Belakangan saya baru tahu kalau lagu ini sudah ada sejak 1930. Versi yang pertama saya dengar dibawakan oleh Ella Fitzgerald di album Love Letters From Ella. Album ini adalah hadiah ulang tahun dari salah seorang teman baik saya.

  1. “All of Me”, Frank Sinatra, 1990

Bukan, ini bukan tentang John Legend. Pengetahuan saya tentang lagu-lagu jazz standar terbilang terbatas. Ini adalah lagu andalan saya setiap dapat kesempatan bisa bernyanyi untuk orang banyak di awal perjalanan musik saya.

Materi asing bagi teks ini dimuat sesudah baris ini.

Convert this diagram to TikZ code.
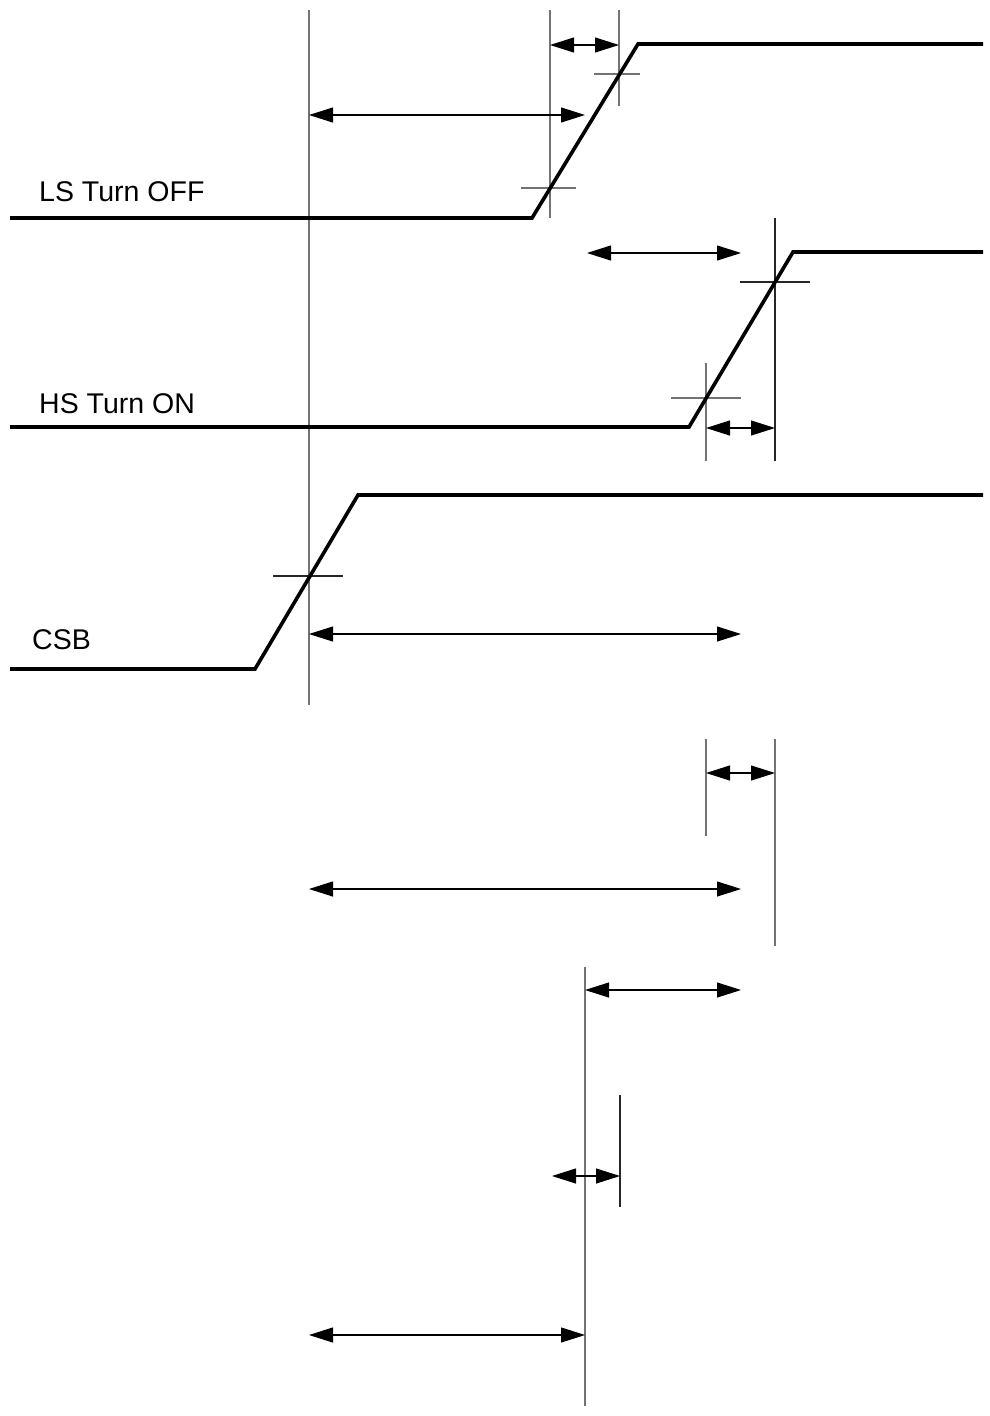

  1. “Love is A Losing Game”, Amy Winehouse, 2006

Pada 2007 lalu saya masuk ke sebuah toko musik dan untuk pertama kalinya mendengar lagu ini diputar. Seketika ia membuat saya merasa sedih, tanpa alasan yang jelas. “Rehab” mungkin lebih dikenal. Tapi Amy Winehouse bagi saya terdengar jauh lebih brilian di lagu ini. Satu dari sedikit nomor di album keduanya. Satu dari sekian kepintaran lainnya.

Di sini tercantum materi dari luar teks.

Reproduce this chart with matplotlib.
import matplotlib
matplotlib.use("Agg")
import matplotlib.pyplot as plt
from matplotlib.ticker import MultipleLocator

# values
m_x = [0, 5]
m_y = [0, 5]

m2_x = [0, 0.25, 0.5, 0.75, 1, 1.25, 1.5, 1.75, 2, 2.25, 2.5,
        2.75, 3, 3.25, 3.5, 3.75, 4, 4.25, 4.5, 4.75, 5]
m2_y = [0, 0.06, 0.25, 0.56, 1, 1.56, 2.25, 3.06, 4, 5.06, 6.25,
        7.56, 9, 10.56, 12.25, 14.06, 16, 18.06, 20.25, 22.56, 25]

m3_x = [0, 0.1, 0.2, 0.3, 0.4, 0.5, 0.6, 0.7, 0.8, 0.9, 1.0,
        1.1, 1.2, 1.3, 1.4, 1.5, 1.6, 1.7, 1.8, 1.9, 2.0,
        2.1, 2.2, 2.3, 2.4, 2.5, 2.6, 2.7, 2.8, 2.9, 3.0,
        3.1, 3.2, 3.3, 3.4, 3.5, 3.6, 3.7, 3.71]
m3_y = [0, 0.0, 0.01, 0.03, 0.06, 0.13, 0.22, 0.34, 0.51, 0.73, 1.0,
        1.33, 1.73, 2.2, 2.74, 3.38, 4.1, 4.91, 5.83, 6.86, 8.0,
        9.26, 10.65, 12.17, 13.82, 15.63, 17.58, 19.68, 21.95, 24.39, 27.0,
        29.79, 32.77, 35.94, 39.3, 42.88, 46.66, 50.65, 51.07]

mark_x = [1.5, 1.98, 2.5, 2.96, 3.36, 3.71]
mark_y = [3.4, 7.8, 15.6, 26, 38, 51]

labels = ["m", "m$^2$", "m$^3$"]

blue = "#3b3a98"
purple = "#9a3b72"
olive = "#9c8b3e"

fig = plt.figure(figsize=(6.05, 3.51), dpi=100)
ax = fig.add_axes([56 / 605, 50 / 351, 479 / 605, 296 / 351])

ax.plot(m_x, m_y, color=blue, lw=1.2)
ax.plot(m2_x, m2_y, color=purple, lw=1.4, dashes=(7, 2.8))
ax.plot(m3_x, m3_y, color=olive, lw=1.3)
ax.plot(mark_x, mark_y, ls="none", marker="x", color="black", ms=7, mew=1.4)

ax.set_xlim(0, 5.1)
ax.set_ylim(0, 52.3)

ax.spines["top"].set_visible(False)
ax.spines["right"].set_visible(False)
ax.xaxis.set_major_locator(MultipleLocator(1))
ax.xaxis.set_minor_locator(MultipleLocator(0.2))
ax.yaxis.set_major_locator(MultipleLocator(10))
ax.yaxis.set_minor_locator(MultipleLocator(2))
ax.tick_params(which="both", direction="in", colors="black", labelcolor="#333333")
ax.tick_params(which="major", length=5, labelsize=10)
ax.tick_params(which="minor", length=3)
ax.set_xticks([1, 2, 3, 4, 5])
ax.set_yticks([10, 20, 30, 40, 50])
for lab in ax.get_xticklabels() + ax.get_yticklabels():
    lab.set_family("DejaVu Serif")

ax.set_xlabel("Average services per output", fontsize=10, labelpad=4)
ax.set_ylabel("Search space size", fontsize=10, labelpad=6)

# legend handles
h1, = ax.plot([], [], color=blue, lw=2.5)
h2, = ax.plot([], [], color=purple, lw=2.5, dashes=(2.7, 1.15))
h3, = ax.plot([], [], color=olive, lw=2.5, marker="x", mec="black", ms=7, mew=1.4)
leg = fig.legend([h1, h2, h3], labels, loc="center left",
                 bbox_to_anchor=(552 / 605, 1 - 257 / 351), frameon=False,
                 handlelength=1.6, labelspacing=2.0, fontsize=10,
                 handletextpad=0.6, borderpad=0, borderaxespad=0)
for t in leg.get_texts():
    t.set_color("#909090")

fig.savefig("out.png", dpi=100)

  1. “Saat Aku Lanjut Usia”, Sheila On 7, 2002

Seisi rumah kecuali bapak adalah penggemar Sheila On 7. Kami hafal banyak lagu Sheila On 7 dan jadi saksi peluncuran besar-besaran album 07 Des di salah satu stasiun televisi nasional pada 2002 lalu. Ini jadi lagu yang paling sering diputar di setiap perjalanan darat bersama keluarga. Saya masih ingat sekali menyanyikan lagu ini bersama kakak-kakak saya, pulpen sebagai mikrofon dan sofa sebagai panggung.

  1. “Crazy”, Gnarls Barkley, 2006

Sampai hari ini lagu gila ini tetap terdengar gila di kuping. Persis sama seperti kali pertama saya dengar pada 2006 lalu. Saya mempelajari Arsitektur. Bersama “Secret Heart” dari Feist sampai “Better Man” dari Robbie Williams, “Crazy” wajib ada di daftar lagu untuk menemani saya mengulang lagi dan lagi kelas Teknologi Bahan dan Struktur Bangunan Sederhana. Saya payah di keduanya.

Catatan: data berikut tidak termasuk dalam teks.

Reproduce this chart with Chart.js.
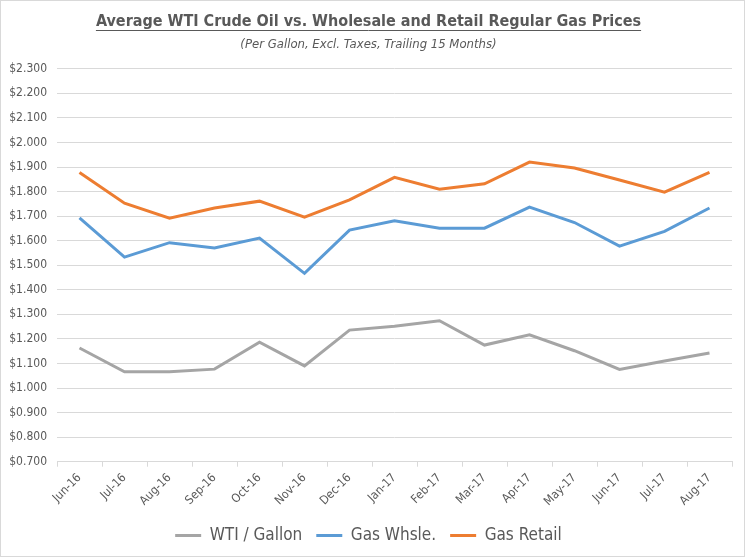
<!DOCTYPE html>
<html>
<head>
<meta charset="utf-8">
<script src="https://cdn.jsdelivr.net/npm/chart.js@4/dist/chart.umd.min.js"></script>
<style>
    html, body { margin: 0; padding: 0; background: #fff; }
    #wrap { width: 743px; height: 555px; border: 1px solid #d9d9d9; position: relative; }
    canvas { display: block; }
</style>
</head>
<body>
<div id="wrap"><canvas id="gasChart" width="743" height="555"></canvas></div>
<script>
const months = ['Jun-16', 'Jul-16', 'Aug-16', 'Sep-16', 'Oct-16', 'Nov-16', 'Dec-16', 'Jan-17',
    'Feb-17', 'Mar-17', 'Apr-17', 'May-17', 'Jun-17', 'Jul-17', 'Aug-17'];
const wtiPerGallon = [1.163, 1.066, 1.066, 1.077, 1.187, 1.090, 1.236, 1.252, 1.274, 1.175, 1.217, 1.152, 1.076, 1.110, 1.143];
const gasWholesale = [1.693, 1.533, 1.592, 1.570, 1.611, 1.467, 1.643, 1.681, 1.651, 1.651, 1.737, 1.674, 1.578, 1.638, 1.733];
const gasRetail = [1.878, 1.753, 1.692, 1.733, 1.761, 1.696, 1.766, 1.858, 1.810, 1.832, 1.920, 1.896, 1.847, 1.798, 1.878];
const yMin = 0.7;
const yMax = 2.3;
const yStep = 0.1;

(function() {
    'use strict';

    const font = "'Liberation Sans Narrow', 'DejaVu Sans Condensed', sans-serif";
    const textColor = '#595959';
    const gridColor = '#d9d9d9';

    // Excel-style underline under the main title
    const underlineTitle = {
        id: 'underlineTitle',
        afterDraw(chart) {
            const title = chart.titleBlock;
            if (!title) {
                return;
            }
            const ctx = chart.ctx;
            const opts = chart.options.plugins.title;
            ctx.save();
            ctx.font = 'bold ' + opts.font.size + 'px ' + font;
            const w = ctx.measureText(opts.text).width;
            const cx = (title.left + title.right) / 2;
            const y = title.top + opts.padding.top + opts.font.size + 2;
            ctx.strokeStyle = textColor;
            ctx.lineWidth = 1;
            ctx.beginPath();
            ctx.moveTo(cx - w / 2, y + 0.5);
            ctx.lineTo(cx + w / 2, y + 0.5);
            ctx.stroke();
            ctx.restore();
        }
    };

    function series(label, data, color) {
        return {
            label: label,
            data: data,
            borderColor: color,
            backgroundColor: color,
            borderWidth: 3,
            pointRadius: 0,
            pointHoverRadius: 0,
            tension: 0,
            fill: false
        };
    }

    new Chart(document.getElementById('gasChart'), {
        type: 'line',
        data: {
            labels: months,
            datasets: [
                series('WTI / Gallon', wtiPerGallon, '#a5a5a5'),
                series('Gas Whsle.', gasWholesale, '#5b9bd5'),
                series('Gas Retail', gasRetail, '#ed7d31')
            ]
        },
        options: {
            responsive: false,
            animation: false,
            layout: { padding: { left: 4, right: 12, top: 0, bottom: 2 } },
            plugins: {
                title: {
                    display: true,
                    text: 'Average WTI Crude Oil vs. Wholesale and Retail Regular Gas Prices',
                    color: textColor,
                    font: { family: font, size: 16, weight: 'bold' },
                    padding: { top: 11, bottom: 4 }
                },
                subtitle: {
                    display: true,
                    text: '(Per Gallon, Excl. Taxes, Trailing 15 Months)',
                    color: textColor,
                    font: { family: font, size: 13, style: 'italic' },
                    padding: { top: 2, bottom: 16 }
                },
                legend: {
                    position: 'bottom',
                    labels: {
                        color: textColor,
                        font: { family: font, size: 17 },
                        usePointStyle: true,
                        pointStyle: 'line',
                        pointStyleWidth: 26,
                        boxHeight: 4,
                        padding: 14
                    }
                },
                tooltip: { enabled: false }
            },
            scales: {
                x: {
                    offset: true,
                    grid: {
                        offset: true,
                        drawOnChartArea: false,
                        drawTicks: true,
                        tickLength: 5,
                        color: gridColor
                    },
                    border: { color: gridColor },
                    ticks: {
                        color: textColor,
                        font: { family: font, size: 12 },
                        minRotation: 45,
                        maxRotation: 45,
                        autoSkip: false,
                        padding: 4
                    }
                },
                y: {
                    min: yMin,
                    max: yMax,
                    grid: { color: gridColor, drawTicks: false },
                    border: { display: false },
                    ticks: {
                        stepSize: yStep,
                        color: textColor,
                        font: { family: font, size: 12 },
                        padding: 10,
                        callback: (value) => '$' + Number(value).toFixed(3)
                    },
                    afterFit(scale) {
                        scale.width = 52;
                    }
                }
            }
        },
        plugins: [underlineTitle]
    });
})();
</script>
</body>
</html>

  1. “Ayah”, The Mercy’s, 1975

Guru saya di sekolah dasar adalah seorang jagoan. Kami menyebutnya Wali Kelas. Ia adalah sosok yang kami nilai sangat pintar; mampu menguasai matematika hingga ilmu pengetahuan alam, dari teori-teori koperasi sampai ilmu seni. Di kelas ilmu seni, saya memberanikan diri menyanyikan lagu “Ayah” untuk teman-teman satu kelas. Menurut Wali Kelas, saya bisa bernyanyi. Lagu ini adalah lagu pertama yang saya nyanyikan untuk telinga orang lain.

  1. “Gajah”, Tulus, 2014

Ini adalah lagu dari album kedua saya. Bukan, bukan, ini bukan narsisisme atau usaha menuju ke situ. Bagi saya, butuh keberanian nyaris nekat untuk akhirnya memutuskan merekam lagu ini. Sepenggal cerita kecil saya mesti terangkum dalam durasi sekian menit. Saya tidak pernah menyangka akan ada banyak kesan dan cerita muncul setelahnya. Cerita dari seorang ibu yang menghampiri saya untuk menceritakan anaknya kembali percaya diri dan mau ke sekolah setelah lama tidak karena lagu ini adalah satu dari sekian cerita lain. Selain ia menyadarkan bahwa saya memang sangat senang musik, lagu ini juga meyakinkan saya bahwa musik itu ajaib.